Iowa State 19, Nebraska 10

“First down play, and it’s Seiler keeping, trying to turn the corner, he does, he pops through at the 30! He’s to the 40, to midfield, to the 45! To the 30! To the 25! To the 15, to the 10, to the 3-yard line! Marvin Seiler almost breaks it all the way, 77 yards to the Nebraska 3!”

Video at cyclones.com: Seiler’s fourth-quarter run set up a touchdown.
The New York Times/AP: “Nebraska is whirled by a Cyclone”
Sports Illustrated: “Seiler’s Side”
Miraculous Marv Stuns Huskers (via HuskerMax; 2004; PDF)

The Cyclone defense held the Cornhuskers not just to their lowest point total of the season, but the fewest points Nebraska would score in a game until a 19-0 loss at Arizona State on Sept. 21, 1996, and then a 40-7 loss to Penn State Sept. 14, 2002. (In fact, since the 1992 ISU game, Nebraska has ended with 10 points on the board only three times — twice to Texas Tech and once to USC — and scored 10 or fewer 15 times total. How’s that for an odd pair of stats?)

According to one source, it is one of the biggest the fifth-biggest upsets* in college football history by the point spread (29) (ISU-OSU 2011 was 27½). It’s one of the 150 moments that defined Cyclone athletics. It was also one of three ISU wins over ranked teams in the Jim Walden era and the only victory against Nebraska between 1977 and 2002.

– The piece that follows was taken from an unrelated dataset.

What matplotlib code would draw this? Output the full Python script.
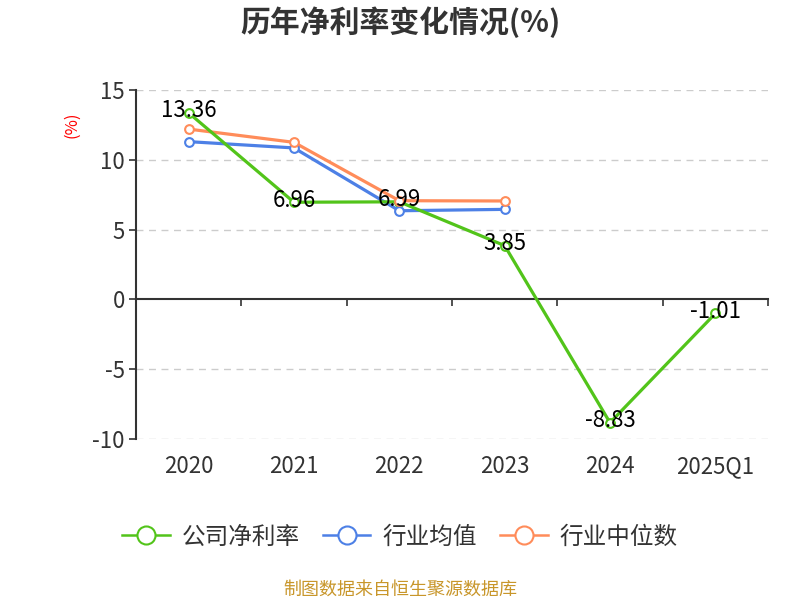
import matplotlib
matplotlib.use("Agg")
import matplotlib.pyplot as plt
from matplotlib.lines import Line2D
from matplotlib import transforms

plt.rcParams['font.family'] = ['Noto Sans CJK SC', 'DejaVu Sans']

categories = ["2020", "2021", "2022", "2023", "2024", "2025Q1"]
company = [13.36, 6.96, 6.99, 3.85, -8.83, -1.01]
industry_avg = [11.3, 10.85, 6.35, 6.45]
industry_median = [12.2, 11.25, 7.07, 7.05]
series_names = ["公司净利率", "行业均值", "行业中位数"]
yticks = [-10, -5, 0, 5, 10, 15]

c_green = "#52c41a"
c_blue = "#4d80e6"
c_orange = "#ff8c5a"

fig = plt.figure(figsize=(8, 6), dpi=100)
ax = fig.add_axes([136/800, 1-439/600, (768-136)/800, (439-90)/600])
ax.set_xlim(-0.5, len(categories) - 0.5)
ax.set_ylim(-10, 15)

x = list(range(len(categories)))
xa = x[:len(industry_avg)]

ax.plot(xa, industry_avg, color=c_blue, lw=2.3, zorder=3)
ax.plot(xa, industry_median, color=c_orange, lw=2.3, zorder=3)
ax.plot(x, company, color=c_green, lw=2.3, zorder=4)
ax.plot(x, company, ls='none', marker='o', ms=6.3, mfc='white', mec=c_green, mew=1.5, zorder=5)
ax.plot(xa, industry_avg, ls='none', marker='o', ms=6.3, mfc='white', mec=c_blue, mew=1.5, zorder=5)
ax.plot(xa, industry_median, ls='none', marker='o', ms=6.3, mfc='white', mec=c_orange, mew=1.5, zorder=5)

for xi, v in zip(x, company):
    ax.annotate(f"{v:.2f}", (xi, v), xytext=(0, 1.5), textcoords='offset points',
                ha='center', va='center', fontsize=16, color='black', zorder=6)

# grid
for yv in yticks:
    if yv != 0:
        ax.axhline(yv, color='#cccccc', lw=1, ls=(0, (5, 4)), zorder=1)

for s in ['top', 'right']:
    ax.spines[s].set_visible(False)
ax.spines['bottom'].set_position(('data', 0))
ax.spines['bottom'].set_color('#333333')
ax.spines['left'].set_color('#333333')
ax.spines['bottom'].set_linewidth(1.5)
ax.spines['left'].set_linewidth(1.5)

ax.set_yticks(yticks)
ax.set_yticklabels([str(v) for v in yticks], fontsize=16, color='#333333')
ax.tick_params(axis='y', length=5, width=1.2, color='#333333', pad=3)

bounds = [i + 0.5 for i in range(len(categories))]
ax.set_xticks(bounds)
ax.set_xticklabels([''] * len(bounds))
ax.tick_params(axis='x', direction='out', length=5, width=1.2, color='#333333')

trans = transforms.blended_transform_factory(ax.transData, ax.transAxes)
for xi, c in zip(x, categories):
    ax.text(xi, -0.08, c, transform=trans, ha='center', va='center', fontsize=16, color='#333333')

fig.text(72/800, 1-125/600, "(%)", rotation=90, color='red', fontsize=12, ha='center', va='center')

fig.text(0.5, 1-22/600, "历年净利率变化情况(%)", ha='center', va='center', fontsize=21.5,
         fontweight='bold', color='#333333')

handles = [Line2D([], [], color=c, lw=1.8, marker='o', ms=13, mfc='white', mec=c, mew=1.5)
           for c in (c_green, c_blue, c_orange)]
fig.legend(handles, series_names, loc='center', bbox_to_anchor=(0.5, 1-537/600), ncol=3,
           frameon=False, fontsize=17, handlelength=2.0, columnspacing=1.0, handletextpad=0.5,
           labelcolor='#333333')

fig.text(0.5, 1-590/600, "制图数据来自恒生聚源数据库", ha='center', va='center', fontsize=13,
         color='#c8962a')

fig.savefig("out.png", dpi=100)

A Nebraska fan who was there adds these statistics: “Iowa State’s ’92 victory over Nebraska was the only loss that Tom Osborne suffered against a team with a losing record. It was the first time since 1978 that Nebraska has lost to another Big Eight team besides Oklahoma or Colorado. It was the only Big Eight loss for Nebraska quarterback Tommie Frazier, the greatest quarterback in college history. After the Iowa State loss, Nebraska didn’t lose a regular season game for another six years.”

Over the next nine years, NU would outscore ISU 464-133, an average of 51.5-14.7, with more than 70 points in two of those games and more than 40 in all except one. NU would also win 2½ national championships.

In 2002, Iowa State had risen and Nebraska had fallen (in relative terms). They met as equals in Ames, and the Cyclones won 36-14 — the second-most points ever scored by ISU against Nebraska.

There will be few markings or citations of either the 1992 or 2002 games this year. We got all that out of our system when Benedict Herbie fled to the Big Ten. (That failed two-point conversion pass is still, still hanging in the air.) In ’72, ’82, ’92, and ’02, ISU was 2-1-1 against NU. There will be no ’12.

Iowa State 19, Nebraska 10: five simple words that have been part of every Cyclone fan’s DNA for 20 years.

*UPDATE 11/15: That page was apparently from the mid-2000s. Bigger wins against the spread now include Stanford over USC, 2007 (34½) and Texas State over Houston, 2012 (34). So ISU-Nebraska 1992 is now no higher than seventh.